Maybe I should start again.
I've been busy lately, at work, in my love life, in my parenting life. I'm struggling on the physical fitness front, but as Chucky used to say on Sons of Anarchy, "I accept that." It'll come back around. Life is cyclical. Busy as I've been, I haven't had much to say here, or the time to say it. I am feeling some joyful sparks of creativity, though. I've written a couple more tales for live storytelling, and I told one at Story Department, a monthly fundraising event for Austin Bat Cave, a creative writing program for kids. I had a great time, and was surprised to find that I wasn't nervous before the show at all. Right after I told my story, though, when I sat down, my hands started shaking, and I was freezing like the place was refrigerated. I loved it, and I can't wait to do it again. Hopefully next time I'll remember to record it.
I've also been working on another storytelling project that I'll debut soon. I've recorded my first interview, learning how my equipment and techniques as a sound engineer need improvement. I'm about a third of the way through editing that interview, discovering how hard it is to seamlessly cut and splice audio when the sound quality of the original recording isn't that great. I'm learning about music licensing, logo design, website management, and more! I'm operating on the philosophy that my first product will be amateurish, but it will teach me a bucketful of lessons. And that's OK. I can only go up from here! And I'm having fun. What else can one ask from a hobby?
In the meantime, I took a lovely trip to Dallas with my brother for what is always a highlight of the year, the Texas vs. OU game at the Cotton Bowl during the Texas State Fair. Texas lost, but delightfully kept the possibility of winning alive all the way through the last play of the game. Better than the game were hours of catching up with him during the drives there and back. We live in close proximity but don't see each other much. We talked and talked and talked, and you know how much I love words, and words about words, and words about feelings. It was a fabulous time. So I marked the occasion by collecting the historical marker for the Texas Centennial Exposition. It's a charming little tale of building projects employing the folk during the Depression, a sort of mini TVA story, and how it impacted the development of Dallas. I grew up in a suburb of Dallas, have been to the State Fair many times over the years, and never read this story before.

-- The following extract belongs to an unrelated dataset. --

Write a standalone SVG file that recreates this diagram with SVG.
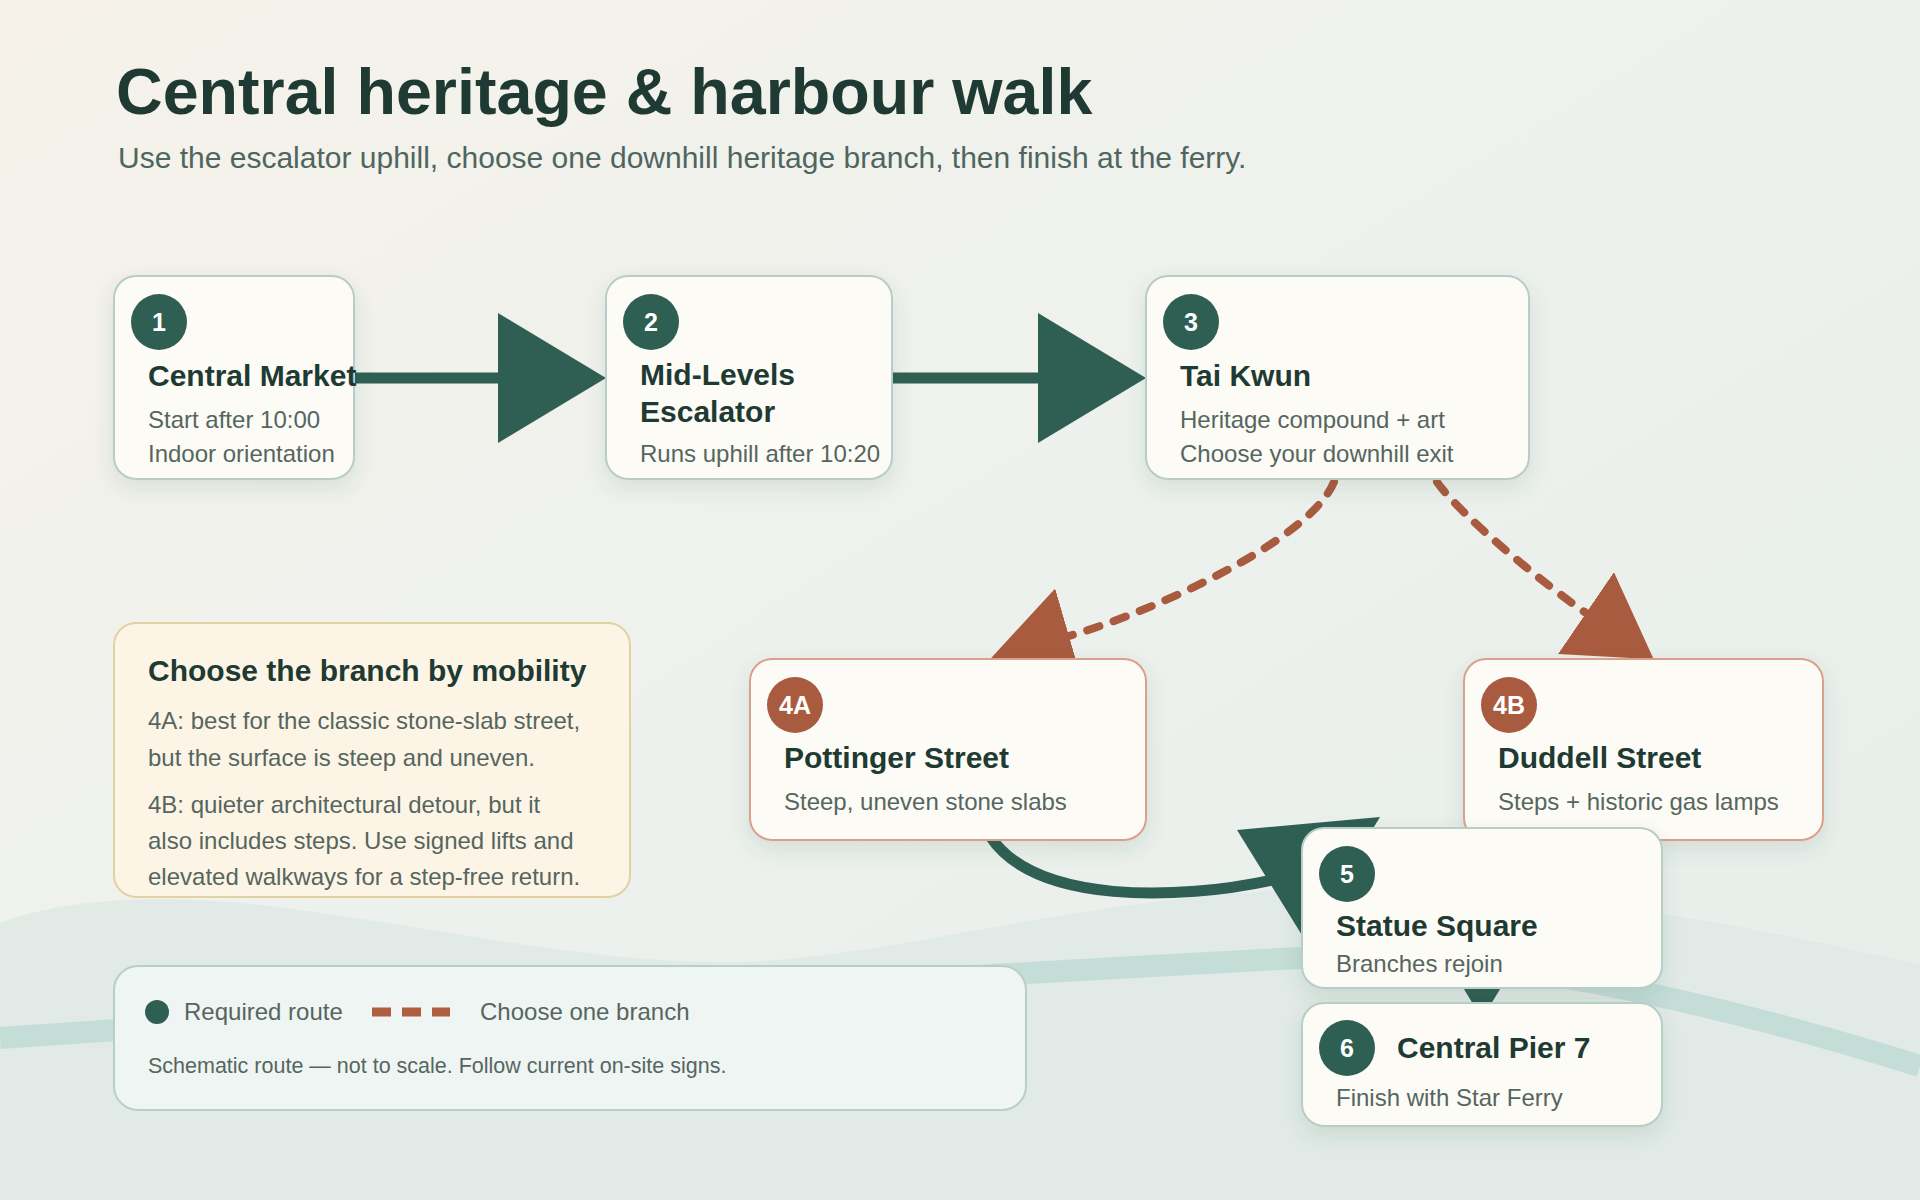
<svg xmlns="http://www.w3.org/2000/svg" width="1920" height="1200" viewBox="0 0 1920 1200">
  <defs>
    <linearGradient id="bg" x1="0" y1="0" x2="1" y2="1">
      <stop offset="0" stop-color="#F6F2EA"/>
      <stop offset="0.5" stop-color="#EDF1ED"/>
      <stop offset="1" stop-color="#E6EEEA"/>
    </linearGradient>
    <filter id="shadow" x="-20%" y="-20%" width="140%" height="150%">
      <feDropShadow dx="0" dy="8" stdDeviation="10" flood-color="#2F5A4F" flood-opacity="0.12"/>
    </filter>
    <marker id="headG" markerUnits="userSpaceOnUse" viewBox="0 0 108 130" markerWidth="108" markerHeight="130" refX="0" refY="65" orient="auto">
      <path d="M0,0 L108,65 L0,130 Z" fill="#2F5F53"/>
    </marker>
    <marker id="headT" markerUnits="userSpaceOnUse" viewBox="0 0 82 99" markerWidth="82" markerHeight="99" refX="0" refY="49.5" orient="auto">
      <path d="M0,0 L82,49.5 L0,99 Z" fill="#A95B3F"/>
    </marker>
    <style>
      .sans { font-family: "Liberation Sans", Arial, Helvetica, sans-serif; }
      .card { fill: #FCFBF6; stroke: #B7CDC5; stroke-width: 2; filter: url(#shadow); }
      .card-alt { fill: #FCFBF6; stroke: #D9A08A; stroke-width: 2; filter: url(#shadow); }
      .badge { fill: #2F5F53; }
      .badge-alt { fill: #A95B3F; }
      .badge-txt { font-family: "Liberation Sans", Arial, sans-serif; font-weight: 700; font-size: 25px; fill: #FFFFFF; text-anchor: middle; }
      .ttl { font-family: "Liberation Sans", Arial, sans-serif; font-weight: 700; font-size: 30px; fill: #1F3A33; }
      .sub { font-family: "Liberation Sans", Arial, sans-serif; font-size: 24px; fill: #56665F; }
      .req { fill: none; stroke: #2F5F53; stroke-width: 11; }
      .opt { fill: none; stroke: #A95B3F; stroke-width: 8; stroke-dasharray: 13 15; stroke-linecap: round; }
    </style>
  </defs>

  <!-- background -->
  <rect x="0" y="0" width="1920" height="1200" fill="url(#bg)"/>
  <path d="M0,923 C60,900 160,890 300,910 C450,930 600,965 740,962 C900,958 1100,890 1350,888 C1550,888 1750,925 1920,965 L1920,1200 L0,1200 Z" fill="#DFE9E5" opacity="0.85"/>
  <path d="M0,1038 Q700,990 1300,958 C1450,950 1650,982 1920,1066" fill="none" stroke="#C4DDD7" stroke-width="22"/>

  <!-- title -->
  <text class="sans" x="116" y="114" font-size="64.6" font-weight="700" fill="#1E3A32">Central heritage &amp; harbour walk</text>
  <text class="sans" x="118" y="168" font-size="30" fill="#4F6660">Use the escalator uphill, choose one downhill heritage branch, then finish at the ferry.</text>

  <!-- connectors -->
  <g id="connectors">
    <path class="req" d="M354,378 L498,378" marker-end="url(#headG)"/>
    <path class="req" d="M892,378 L1038,378" marker-end="url(#headG)"/>
    <path class="opt" d="M1334,482 C1310,540 1155,611 1069,636" marker-end="url(#headT)"/>
    <path class="opt" d="M1437,482 C1460,515 1545,585 1586,613" marker-end="url(#headT)"/>
    <path class="req" d="M990,836 C1035,905 1180,900 1272,880"/>
    <polygon points="1237,830 1380,817 1305,940" fill="#2F5F53"/>
    <path class="req" d="M1482,880 L1482,911" marker-end="url(#headG)"/>
  </g>

  <!-- nodes -->
  <g id="node-1">
    <rect class="card" x="114" y="276" width="240" height="203" rx="22"/>
    <circle class="badge" cx="159" cy="322" r="28"/>
    <text class="badge-txt" x="159" y="331">1</text>
    <text class="ttl" x="148" y="386">Central Market</text>
    <text class="sub" x="148" y="428">Start after 10:00</text>
    <text class="sub" x="148" y="462">Indoor orientation</text>
  </g>
  <g id="node-2">
    <rect class="card" x="606" y="276" width="286" height="203" rx="22"/>
    <circle class="badge" cx="651" cy="322" r="28"/>
    <text class="badge-txt" x="651" y="331">2</text>
    <text class="ttl" x="640" y="385">Mid-Levels</text>
    <text class="ttl" x="640" y="422">Escalator</text>
    <text class="sub" x="640" y="462">Runs uphill after 10:20</text>
  </g>
  <g id="node-3">
    <rect class="card" x="1146" y="276" width="383" height="203" rx="22"/>
    <circle class="badge" cx="1191" cy="322" r="28"/>
    <text class="badge-txt" x="1191" y="331">3</text>
    <text class="ttl" x="1180" y="386">Tai Kwun</text>
    <text class="sub" x="1180" y="428">Heritage compound + art</text>
    <text class="sub" x="1180" y="462">Choose your downhill exit</text>
  </g>
  <g id="node-4a">
    <rect class="card-alt" x="750" y="659" width="396" height="181" rx="22"/>
    <circle class="badge-alt" cx="795" cy="705" r="28"/>
    <text class="badge-txt" x="795" y="714">4A</text>
    <text class="ttl" x="784" y="768">Pottinger Street</text>
    <text class="sub" x="784" y="810">Steep, uneven stone slabs</text>
  </g>
  <g id="node-4b">
    <rect class="card-alt" x="1464" y="659" width="359" height="181" rx="22"/>
    <circle class="badge-alt" cx="1509" cy="705" r="28"/>
    <text class="badge-txt" x="1509" y="714">4B</text>
    <text class="ttl" x="1498" y="768">Duddell Street</text>
    <text class="sub" x="1498" y="810">Steps + historic gas lamps</text>
  </g>
  <g id="node-5">
    <rect class="card" x="1302" y="828" width="360" height="160" rx="22"/>
    <circle class="badge" cx="1347" cy="874" r="28"/>
    <text class="badge-txt" x="1347" y="883">5</text>
    <text class="ttl" x="1336" y="936">Statue Square</text>
    <text class="sub" x="1336" y="972">Branches rejoin</text>
  </g>
  <g id="node-6">
    <rect class="card" x="1302" y="1003" width="360" height="123" rx="22"/>
    <circle class="badge" cx="1347" cy="1048" r="28"/>
    <text class="badge-txt" x="1347" y="1057">6</text>
    <text class="ttl" x="1397" y="1058">Central Pier 7</text>
    <text class="sub" x="1336" y="1106">Finish with Star Ferry</text>
  </g>

  <!-- mobility note -->
  <g id="mobility-note">
    <rect x="114" y="623" width="516" height="274" rx="22" fill="#FCF5E6" stroke="#E3D0A3" stroke-width="2"/>
    <text class="ttl" x="148" y="681">Choose the branch by mobility</text>
    <text class="sub" x="148" y="729">4A: best for the classic stone-slab street,</text>
    <text class="sub" x="148" y="766">but the surface is steep and uneven.</text>
    <text class="sub" x="148" y="813">4B: quieter architectural detour, but it</text>
    <text class="sub" x="148" y="849">also includes steps. Use signed lifts and</text>
    <text class="sub" x="148" y="885">elevated walkways for a step-free return.</text>
  </g>

  <!-- legend -->
  <g id="legend">
    <rect x="114" y="966" width="912" height="144" rx="24" fill="#EEF5F3" stroke="#B8CFC8" stroke-width="2"/>
    <circle cx="157" cy="1012" r="12" fill="#2F5F53"/>
    <text class="sub" x="184" y="1020">Required route</text>
    <path d="M372,1012 L450,1012" stroke="#B05E40" stroke-width="9" stroke-dasharray="19 11" fill="none"/>
    <text class="sub" x="480" y="1020">Choose one branch</text>
    <text class="sans" x="148" y="1073" font-size="21.5" fill="#56665F">Schematic route — not to scale. Follow current on-site signs.</text>
  </g>
</svg>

And here's another one from my stroll across my beautiful campus at lunch today. It's a joy every year to emerge from the brutality of the Central Texas summer, with 6 months of unrelenting heat, to remember that really it can be quite lovely here. It was a beautiful day for a stroll, and a campus full of youth and dotted with art and architecture makes an uplifting setting for a midday walk. So there's that. For the last two years of not-summers, I've walked past the All Saints' Episcopal Church and the Austin Presbyterian Theological Seminary (aren't all seminaries theological?) many times, but never read the marker. I like seeing stories of the people who bore the names that now mean something completely different around here: RL Thornton is a freeway. Lamar is a boulevard. Kinsolving is a building.
Anyway. New projects are coming, and I'm having fun. I hope that you are, too.
Welcome back, not-summer! I've missed you.